CPU 1 thread A                  CPU 2 thread B

A: enter monitor
A: try to get mutex (fail)
A: queue in wait list
A: leave monitor
                                 B: enter monitor
                                 B: release mutex
                                 B: wakeup thread A
                                 B: leave monitor
                                 B: schedule()
                                 A: thread A starts to run
A: schedule()
C: thread C starts to run
How would your code prevent the above from happening? This is basically revisiting something I previously mentioned: when you add the current thread the the monitor's wait list, it is still running. The CPU is still using it's stack and address space at a minimum. That stack should not be used by another CPU until your thread switch completes on the current CPU.

PS: I am not trying to point out flaws in your implementation, I am just trying to fix mine and understand how to do it :).
I'm just glad I've got other eyes on my code. Much of this is virgin code that has not seen the light of day in the real world, it being unreleased as it is.
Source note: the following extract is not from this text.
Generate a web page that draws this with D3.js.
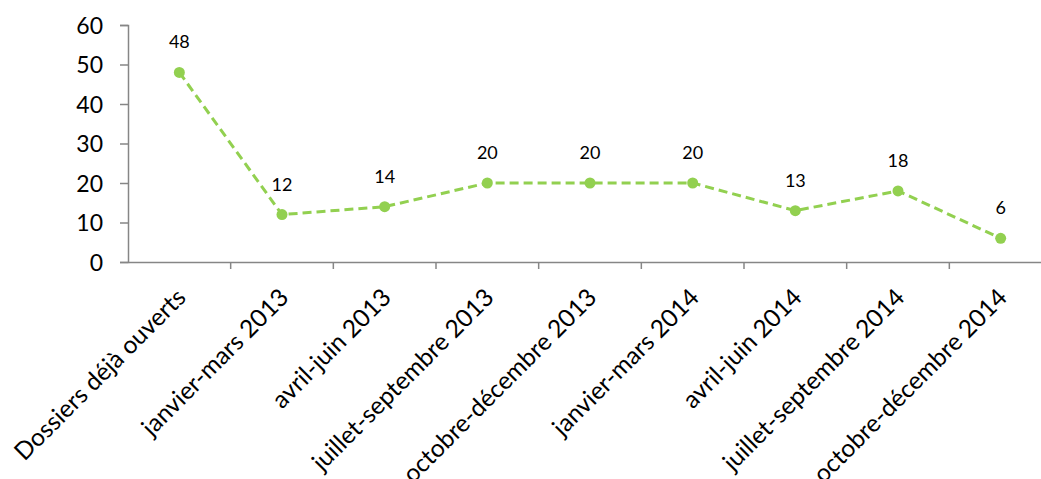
<!DOCTYPE html>
<html>
<head>
<meta charset="utf-8">
<script src="https://cdn.jsdelivr.net/npm/d3@7"></script>
<style>
  body { margin: 0; background: #fff; }
  text { font-family: Lato, "Open Sans", sans-serif; }
</style>
</head>
<body>
<svg id="chart" width="1041" height="479"></svg>
<script>
const categories = [
    'Dossiers déjà ouverts', 'janvier-mars 2013', 'avril-juin 2013',
    'juillet-septembre 2013', 'octobre-décembre 2013', 'janvier-mars 2014',
    'avril-juin 2014', 'juillet-septembre 2014', 'octobre-décembre 2014'
];
const values = [48, 12, 14, 20, 20, 20, 13, 18, 6];
const yTicks = [0, 10, 20, 30, 40, 50, 60];

const CHART = d3.select('#chart');
const plotLeft = 128, plotRight = 1052, plotTop = 25, plotBottom = 262;

const x = d3.scaleBand().domain(categories).range([plotLeft, plotRight]);
const y = d3.scaleLinear().domain([0, 60]).range([plotBottom, plotTop]);

const axisColor = '#868686';
const green = '#92D050';

// y axis
let yAxis = CHART.append('g')
    .attr('transform', `translate(${plotLeft},0)`)
    .call(d3.axisLeft(y).tickValues(yTicks).tickSize(8).tickPadding(17));
yAxis.select('.domain').attr('stroke', axisColor).attr('stroke-width', 1.5);
yAxis.selectAll('.tick line').attr('stroke', axisColor).attr('stroke-width', 1.5);
yAxis.selectAll('.tick text')
    .attr('fill', '#000')
    .style('font-size', '23px')
    .attr('dy', '0.36em');

// x axis
let xAxis = CHART.append('g')
    .attr('transform', `translate(0,${plotBottom})`)
    .call(d3.axisBottom(x).tickSize(0).tickFormat(''));
xAxis.select('.domain').attr('stroke', axisColor).attr('stroke-width', 1.5);

// tick marks between categories
CHART.append('g')
    .selectAll('line')
    .data(categories)
    .join('line')
    .attr('x1', d => x(d) + x.bandwidth())
    .attr('x2', d => x(d) + x.bandwidth())
    .attr('y1', plotBottom)
    .attr('y2', plotBottom + 7)
    .attr('stroke', axisColor)
    .attr('stroke-width', 1.5);

// category labels
CHART.append('g')
    .selectAll('text')
    .data(categories)
    .join('text')
    .attr('transform', d => `translate(${x(d) + x.bandwidth() / 2 + 8},${plotBottom + 37}) rotate(-45)`)
    .attr('text-anchor', 'end')
    .style('font-size', '24.5px')
    .attr('fill', '#000')
    .text(d => d);

// line
const line = d3.line()
    .x((d, i) => x(categories[i]) + x.bandwidth() / 2)
    .y(d => y(d));

CHART.append('path')
    .datum(values)
    .attr('d', line)
    .attr('fill', 'none')
    .attr('stroke', green)
    .attr('stroke-width', 3)
    .attr('stroke-dasharray', '9,5');

CHART.append('g')
    .selectAll('circle')
    .data(values)
    .join('circle')
    .attr('cx', (d, i) => x(categories[i]) + x.bandwidth() / 2)
    .attr('cy', d => y(d))
    .attr('r', 5.5)
    .attr('fill', green);

// data labels
CHART.append('g')
    .selectAll('text')
    .data(values)
    .join('text')
    .attr('x', (d, i) => x(categories[i]) + x.bandwidth() / 2)
    .attr('y', d => y(d) - 24)
    .attr('text-anchor', 'middle')
    .style('font-size', '18px')
    .attr('fill', '#000')
    .text(d => d);
</script>
</body>
</html>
I think you're right, and your later suggestion of a spin lock in the TCB itself would be a perfect solution to this.

Thanks!

Re: SMP and the lost + wake-up problem

Posted: Fri Jan 29, 2021 6:59 pm
by kzinti
Of course the problem with this spinlock or flag inside the TCB is that after the switch, you need to know what was the task that was running before the switch. I am not sure I like this.

I've also looked into using futexes and I am not sure it solves the problem. But in light of the above, I might try to implement futexes nevertheless since I want them in the end for my user space locking needs.